Moreover, it wasn't even Nick Faldo to announce the big Five-Oh for Nantzy. Ian Baker-Finch, a capable sort, pinch-hit on Sunday. Faldo, like Simon Cowell, has juice, so he jetted back to the U.K. for some R and R while the tour took a quick pit stop in San Antonio, the sort of place the tour used to relegate to background noise during football season.

But in these T.E.T.s (Tough Economic Times; it might as well be an acronym at this point, right?) the PGA Tour schedule has been revamped, and so we got to see La Cantera in all its springtime glory.

Of course, that glory, like all glory, is fleeting. Next year, they move the event to a TPC track, a Greg Norman design, leaving La Cantera, once voted the worst track on tour in one of those juicy, anonymous Sports Illustrated player polls, to dry up and blow away with only Nantz's birthday boots as a memory.

It did leave us with one final lesson, however: Bloodthirsty Redemption is an increasingly common theme in the 2009 season.

Just two weeks ago, we watched as Sean O'Hair won at Quail Hollow, otherwise remembered as the Event That Began to Spawn A Thousand Tiger Theories. O'Hair, commonly considered one of the best young Americans on tour, had endured the ignominy of blowing a five-shot Sunday lead at Bay Hill in March – only to charge back up the mountain, Teddy Roosevelt-style, and grab the coveted trophy at Quail Hollow.

O'Hair's win taught us that perseverance is an admirable thing. This also taught us that golf is so freakishly unpredictable, you can find yourself writing love letters to Tiger in March, and writing off his career in May. (Hey, sounds like a possible song lyric. Riding high in April/Shot down in May. Let me grab a pencil and some lyric sheets. Call my agent.)

It all leads to Zach Johnson in San Antonio. His final round 70 – including going 1-under over his final 8 holes – was good enough for a playoff with James Driscoll, who proved himself a player who leads the tour in Limber Stretches, if random CBS shots of Driscoll's quasi-yoga poses on the driving range are to be believed.

Whether or not Johnson could come through was in question. Though he'd won the Sony in Hawaii for his fifth victory – don't forget that green jacket in 2007 – he also had frittered away a chance at a win playing in the O'Hair-Tiger final threesome at Bay Hill. And then there was Quail Hollow, too. Johnson's two-shot Sunday lead was gone by the 2nd hole, when he carded a nifty little 6 on the par-3 hole, and his nerves were officially called into question by Doctors of Choke Analysis everywhere.

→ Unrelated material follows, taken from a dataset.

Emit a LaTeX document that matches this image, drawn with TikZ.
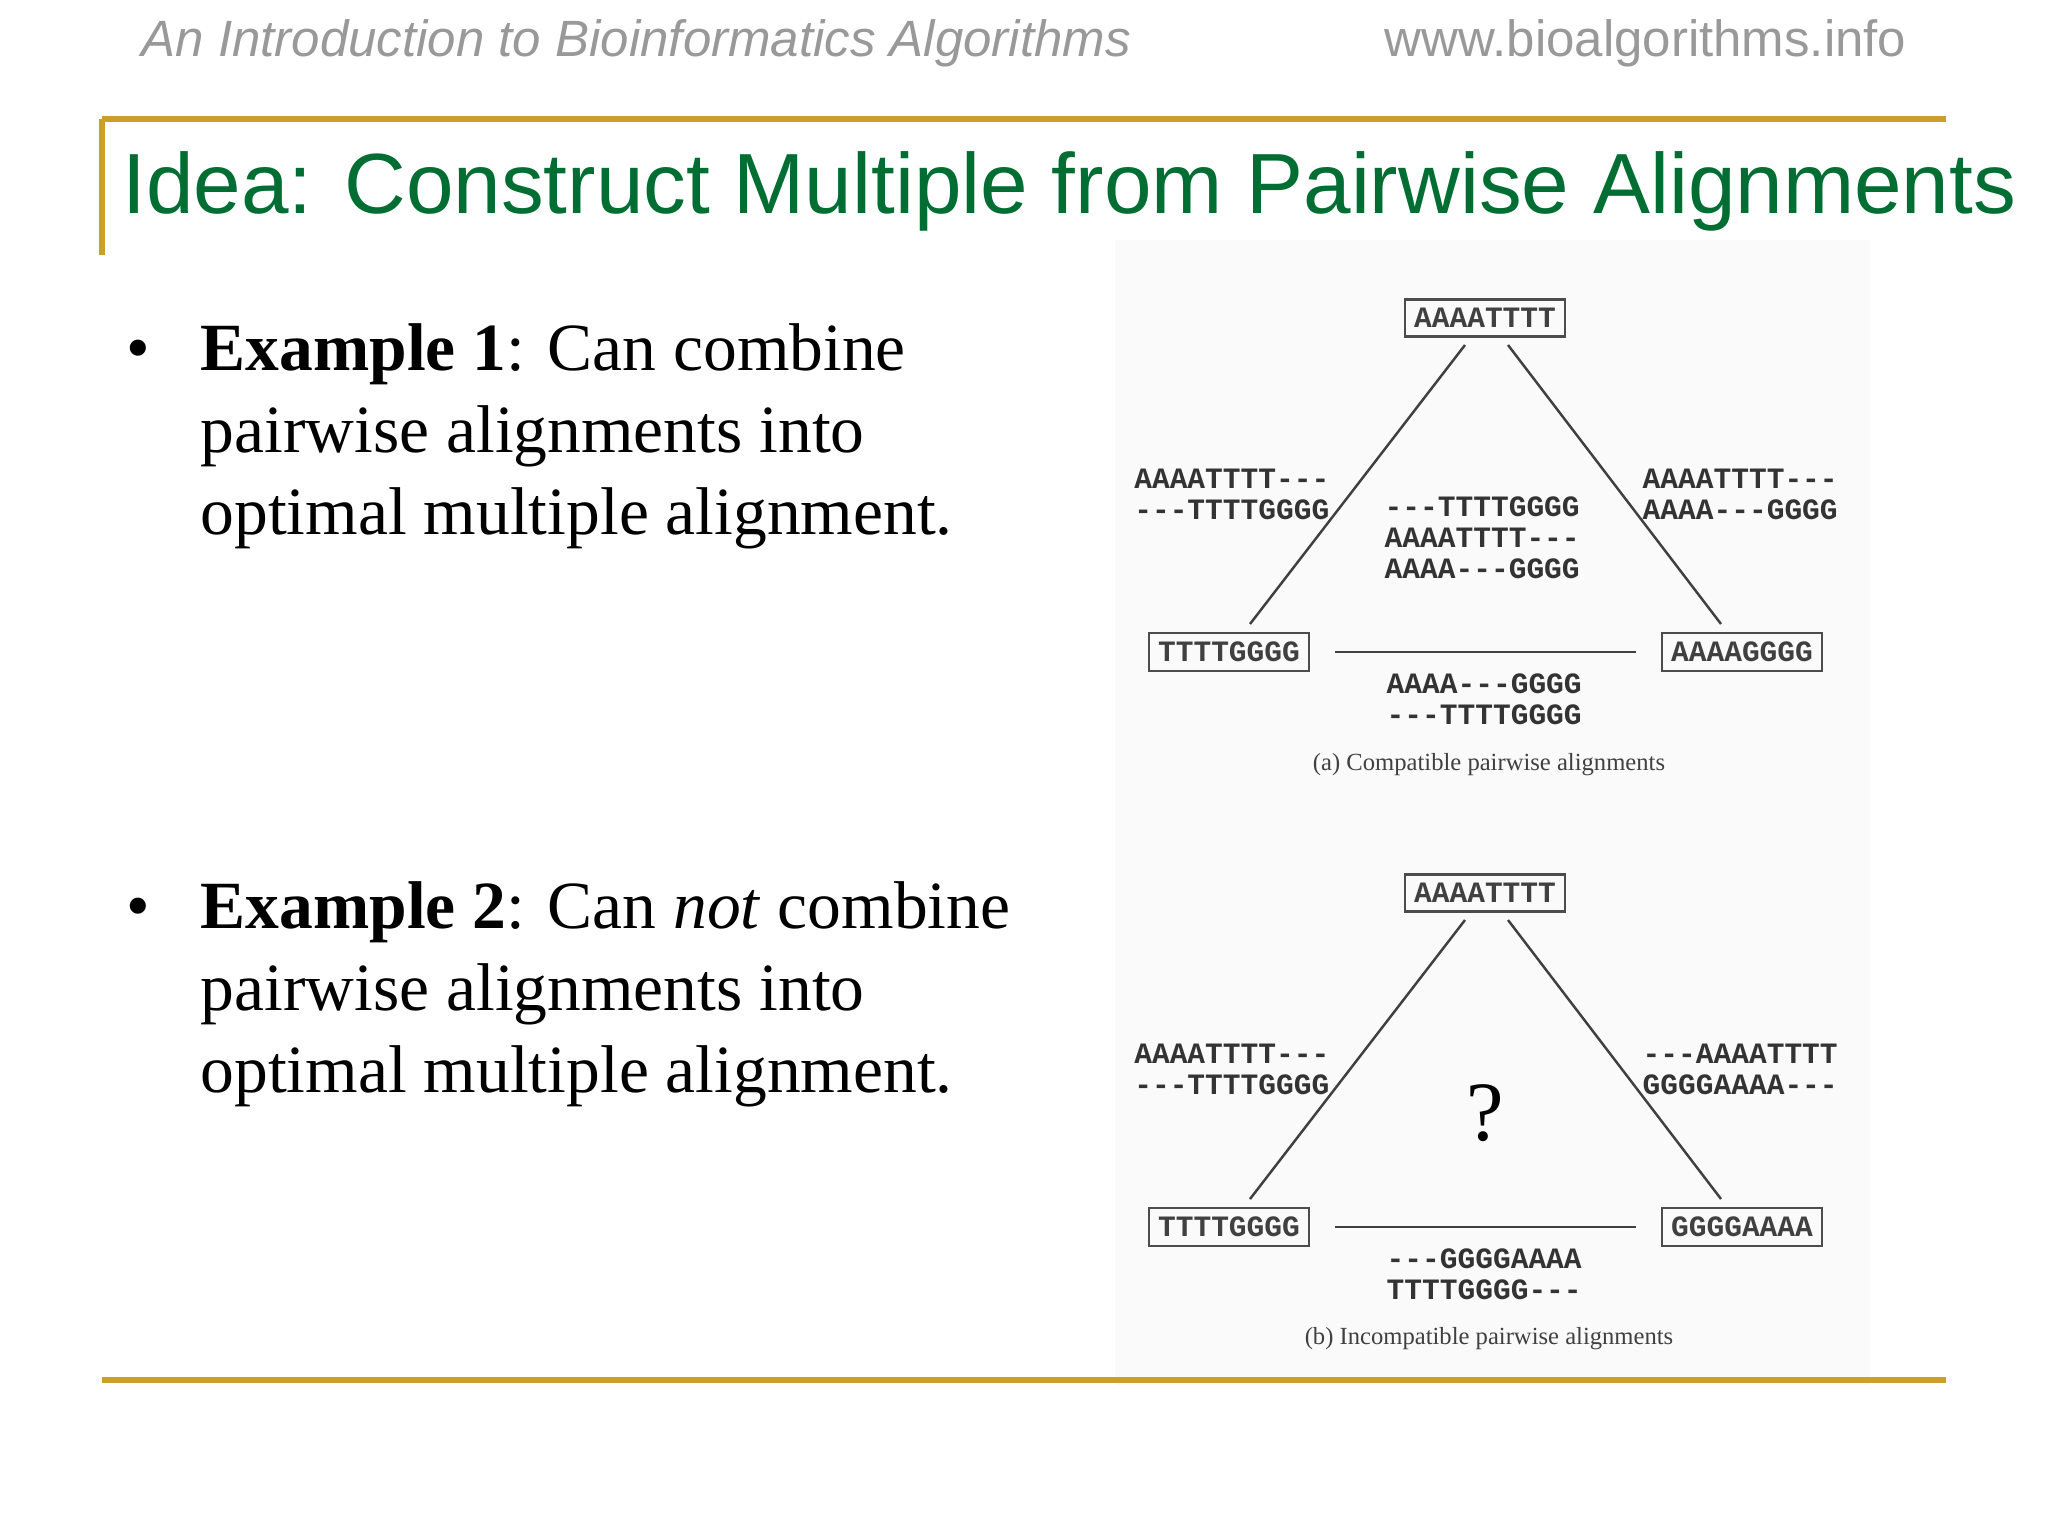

Fast forward to the playoff hole with Driscoll, where Johnson promptly ended any chance of pre-empting 60 Minutes with a birdie on the first hole, and we're back touting Johnson as one of the Silent-but-Deadly players, and noting that his 60 on Saturday made him the owner of the last two rounds of 60 on the circuit. That's six wins now, and three in the last seven months, including last year's Valero Texas Open.

See? Redemption, '09. It's a theme. Who knows? Maybe even Tiger will get into the act sooner or later.

Scorecard of the week

67-62-71-71 – 271, 15-under, Shane Lowry (amateur), winner in a playoff of the European Tour Irish Open.

On a personal note, I want to thank the Irish Open. Not only did it provide remarkable theatre when the proud home country saw one of its own – an amateur, no less – kiss the crystal, but my native San Francisco Bay Area has been brutalized by a stultifying heat wave over the weekend, and the sights of the Irish Open's gray skies, whipping winds and steady rain actually lowered the temperature in our un-air conditioned living room a good 10 degrees.

Setting aside my own sweat issues, how huge was Lowry's triumph at County Louth? Heartening were the images of Irish golf fans, swaddled in rain gear and knit caps, some toting the Tricolor, following this 22-year-old from Offaly as if he were Elvis (Presley, not Costello, the singer-songwriter of Irish heritage).

Like all great stories of triumph, Lowry's included a healthy dose of adversity.

First off, though his amateur career was decorated, he would never be as famous as his Northern Irish compadre, Rory McIlroy, who has made a splash on the world stage. So, Lowry entered the event with some low wattage. Second off, even though he was a player in the event, he was afforded no courtesy car at the outset of the week, and drove his own Mitsubishi Colt to County Louth, parking on a muddy lot behind the clubhouse.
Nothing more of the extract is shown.